Embedded System Design

What is Embedded System Design?

Embedded system design involves the use of Microprocessor/Microcontroller/FPGA or other programmable logic device based hardware coupled with embedded firmware to implement custom solutions. Such a design can integrate many sensors, actuators, input-output devices and communication interfaces. The firmware can be upgraded by various methods once deployed. The design team requires extensive knowledge and experience to understand the problem statement and design the most efficient and cost-effective solution. The general steps involved in an embedded system design are,

1. Circuit Design and Simulation

Here the actual problem statement is broken down into smaller pieces or features and suitable circuits are designed and simulated using various softwares. The simulation can be purely based on ideal conditions or involve practical constraints. The process will yield the safe working parameters and give insight into the worst-case operating conditions. This step essentially tests whether the design is practically feasible or not. Not all the parts of the design may be testable in this way. Such features have to be tested by designing a prototype.

2. Hardware Prototype

If the simulation is found feasible, an actual hardware can be set up. Suitable components have to be selected at this point. Even though the cost of the components does not matter much at the stage, it is always a good practice to choose the lowest cost and high availability parts. But cost should not be traded for required performance. With the help of any EDA suite, the schematic and prototype PCB can be designed for the evaluation of the primary design. The PCB can then be fabricated at a professional fab-house or lab-made using CNC milling etc. Components can be then assembled on the board and and various tests can be performed.

3. Software Development

Programmable devices require software to work. Software uploaded into an embedded device is called a firmware, since it is designed to run with few or no further updates. For this reason, the firmware has to be tested extensively before shipping. The test will detect problems in the software, either logical or grammatical (human made), and are called bugs. A variety of software development suites and methods are used to fix and track the bugs. Once the software is free from known bugs, it can be uploaded to the main controller.

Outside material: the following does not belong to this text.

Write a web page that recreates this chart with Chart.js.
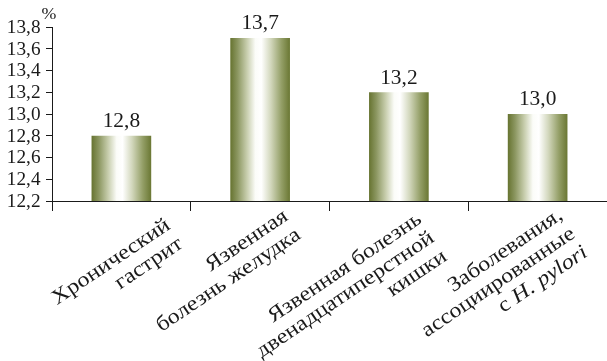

4. Production-Ready Design

Once the prototype has been tested and all known bugs are fixed, the design can be optimized for size, cost and manufacturing. If any feature was redundant or not working during the evaluation phase, they can be removed from the design. Removing features can also be done to reduce cost. The form-factor may be designed to fit inside a new or existing product enclosure. Production files can be generated for automated fabrication and assembly. The final documentation of the hardware and software will be created and forwarded to the client.

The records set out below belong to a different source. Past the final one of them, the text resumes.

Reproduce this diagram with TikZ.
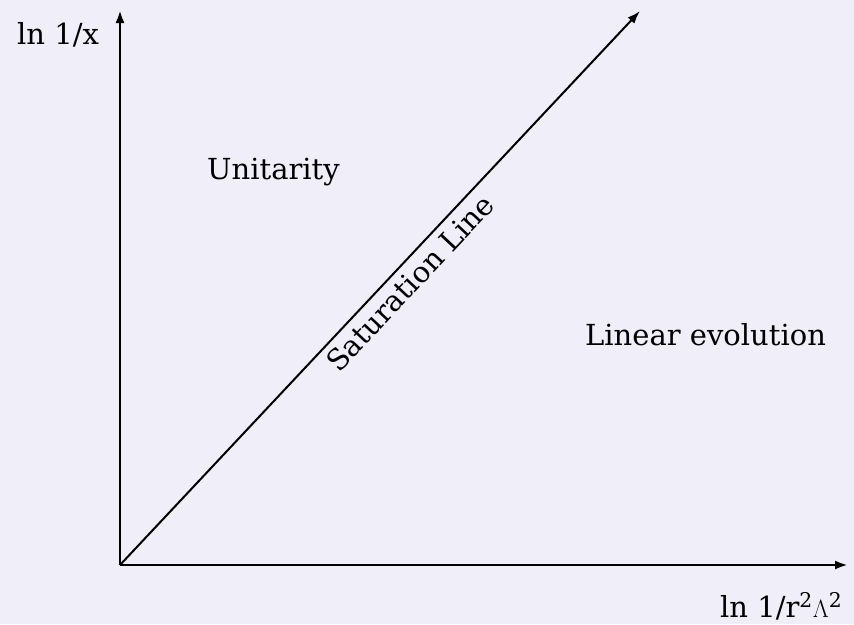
\documentclass[tikz,border=0pt]{standalone}
\usepackage{fontspec}
\setmainfont{DejaVu Serif}
\usetikzlibrary{arrows.meta, positioning}
\definecolor{bgcol}{RGB}{240,239,249}

\begin{document}
\begin{tikzpicture}[x=1pt, y=-1pt, >={Latex[length=13pt, width=9pt]},
    axis/.style={line width=2.5pt, ->},
    lbl/.style={font=\fontsize{29}{32}\selectfont, inner sep=0pt}]
  \fill[bgcol] (0,0) rectangle (854,624);
  \useasboundingbox (0,0) rectangle (854,624);
  \coordinate (o)  at (120, 565);
  \coordinate (ty) at (120, 10);
  \coordinate (tx) at (848, 565);
  \coordinate (td) at (640, 11);
  \draw[axis] (o) -- (ty);
  \draw[axis] (o) -- (tx);
  \draw[axis, line width=2pt] (o) -- node[pos=0.532, sloped, anchor=base, yshift=-29pt, lbl] (sat) {Saturation Line} (td);
  \node[lbl, anchor=base west] (ylab) at (17, 44)  {ln 1/x};
  \node[lbl, anchor=base west] (xlab) at (720, 617) {ln 1/r\textsuperscript{2}$\Lambda$\textsuperscript{2}};
  \node[lbl, anchor=base west] (uni)  at (207, 179) {Unitarity};
  \node[lbl, anchor=base west] (lin)  at (585, 345) {Linear evolution};
\end{tikzpicture}
\end{document}
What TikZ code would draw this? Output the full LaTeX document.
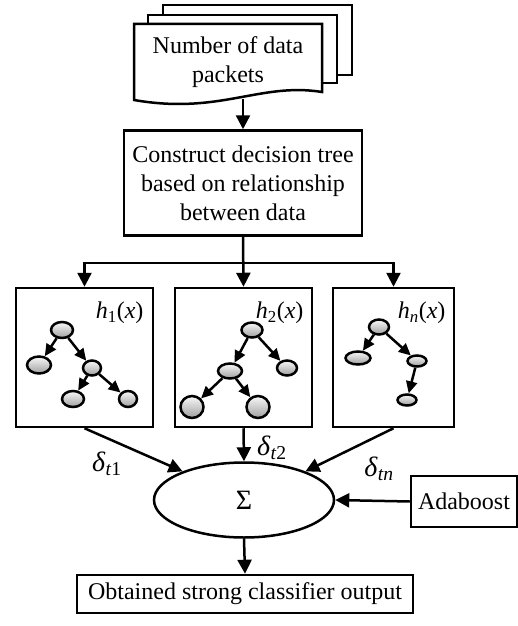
\documentclass[tikz,border=0pt]{standalone}
\usepackage{fontspec}
\setmainfont{Liberation Serif}
\usetikzlibrary{arrows.meta,shapes.geometric,calc}
\begin{document}
\begin{tikzpicture}[x=1pt,y=-1pt,
  txt/.style={font=\fontsize{24}{29}\selectfont},
  boxn/.style={draw,line width=2.5pt,fill=white,txt,align=center,inner sep=0pt},
  arr/.style={line width=2.5pt,-{Triangle[length=14pt,width=14pt]}},
  tarr/.style={line width=2.5pt,-{Triangle[length=12pt,width=11pt]}},
  docline/.style={line width=2.5pt,fill=white},
  tnode/.style={ellipse,draw,line width=2.5pt,inner sep=0pt,top color=gray!5,bottom color=gray!75},
  lbl/.style={font=\fontsize{24}{29}\selectfont},
  dlbl/.style={font=\fontsize{28}{32}\selectfont}
]
\useasboundingbox (0,0) rectangle (518,626);
% stacked documents
\draw[docline] (163,5) rectangle (352,75);
\draw[docline] (148,15) rectangle (337,83);
\draw[docline] (134,24) -- (322,24) -- (322,92) .. controls (260,82) and (220,115) .. (134,100) -- cycle;
\node[txt,align=center] (doc) at (228,62) {Number of data\\packets};
\coordinate (docb) at (243,99);
% decision box
\node[boxn,minimum width=238pt,minimum height=105pt] (dec) at (243,183) {Construct decision tree\\based on relationship\\between data};
\draw[arr] (docb) -- (dec.north);
% weak learner boxes
\node[boxn,minimum width=137pt,minimum height=139pt] (b1) at (84.5,357.5) {};
\node[boxn,minimum width=137pt,minimum height=139pt] (b2) at (243.5,357.5) {};
\node[boxn,minimum width=121pt,minimum height=139pt] (b3) at (393.5,357.5) {};
\coordinate (split) at (243,263);
\draw[arr] (dec.south) -- (b2.north);
\draw[arr] (split) -| (b1.north);
\draw[arr] (split) -| (b3.north);
\node[lbl,anchor=east] (h1) at (147,313) {\textit{h}\textsubscript{1}(\textit{x})};
\node[lbl,anchor=east] (h2) at (307,313) {\textit{h}\textsubscript{2}(\textit{x})};
\node[lbl,anchor=east] (h3) at (449,313) {\textit{h}\textsubscript{\textit{n}}(\textit{x})};
% tree 1
\node[tnode,minimum width=22pt,minimum height=16pt] (t1r) at (62,330) {};
\node[tnode,minimum width=24pt,minimum height=17pt] (t1a) at (39,365) {};
\node[tnode,minimum width=18pt,minimum height=15pt] (t1b) at (92,368) {};
\node[tnode,minimum width=22pt,minimum height=16pt] (t1c) at (73,399) {};
\node[tnode,minimum width=18pt,minimum height=16pt] (t1d) at (128,399) {};
\draw[tarr] (t1r) -- (t1a);
\draw[tarr] (t1r) -- (t1b);
\draw[tarr] (t1b) -- (t1c);
\draw[tarr] (t1b) -- (t1d);
% tree 2
\node[tnode,minimum width=21pt,minimum height=15pt] (t2r) at (252,330) {};
\node[tnode,minimum width=24pt,minimum height=15pt] (t2a) at (230,371) {};
\node[tnode,minimum width=20pt,minimum height=15pt] (t2b) at (287,368) {};
\node[tnode,minimum width=23pt,minimum height=22pt] (t2c) at (192,407) {};
\node[tnode,minimum width=23pt,minimum height=22pt] (t2d) at (258,407) {};
\draw[tarr] (t2r) -- (t2a);
\draw[tarr] (t2r) -- (t2b);
\draw[tarr] (t2a) -- (t2c);
\draw[tarr] (t2a) -- (t2d);
% tree 3
\node[tnode,minimum width=20pt,minimum height=15pt] (t3r) at (379,327) {};
\node[tnode,minimum width=25pt,minimum height=13pt] (t3a) at (358,358) {};
\node[tnode,minimum width=19pt,minimum height=11pt] (t3b) at (417,361) {};
\node[tnode,minimum width=19pt,minimum height=11pt] (t3c) at (407,400) {};
\draw[tarr] (t3r) -- (t3a);
\draw[tarr] (t3r) -- (t3b);
\draw[tarr] (t3b) -- (t3c);
% sum
\node[ellipse,draw,line width=2.5pt,minimum width=180pt,minimum height=75pt,inner sep=0pt,font=\fontsize{28}{32}\selectfont] (sum) at (244,500) {Σ};
\draw[arr] (b1.south) -- (sum.155);
\draw[arr] (b2.south) -- (sum.north);
\draw[arr] (b3.south) -- (sum.25);
\node[dlbl] (d1) at (107,464) {\textit{δ}\textsubscript{\textit{t}1}};
\node[dlbl] (d2) at (272,448) {\textit{δ}\textsubscript{\textit{t}2}};
\node[dlbl] (d3) at (379,469) {\textit{δ}\textsubscript{\textit{tn}}};
% adaboost
\node[boxn,minimum width=106pt,minimum height=51pt] (ada) at (464,501.5) {Adaboost};
\draw[arr] (ada.west) -- (sum.east);
% output
\node[boxn,minimum width=336pt,minimum height=38pt] (out) at (245,594) {Obtained strong classifier output};
\draw[arr] (sum.south) -- (out.north);
\end{tikzpicture}
\end{document}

Components of Embedded System

Components of an embedded system can be grouped into three categories – Hardware, Software and Interface. This classification is only for understanding the system based on functions, not a strict design model.

For example, some interface components may be integrated into a microcontroller itself. A microcontroller is a low power and low performance processor with integrated memory, input and output peripherals on the chip. They are used for real-time control applications by reading sensors and user inputs. A Real-time Operating System (RTOS) may be used to handle simultaneous tasks. A microprocessor on the other hand, is a high performance processor capable of fast memory and IO operations. Only cache memory will be present on the chip die. Code and data have to be loaded from external memory chips connected to high speed data buses.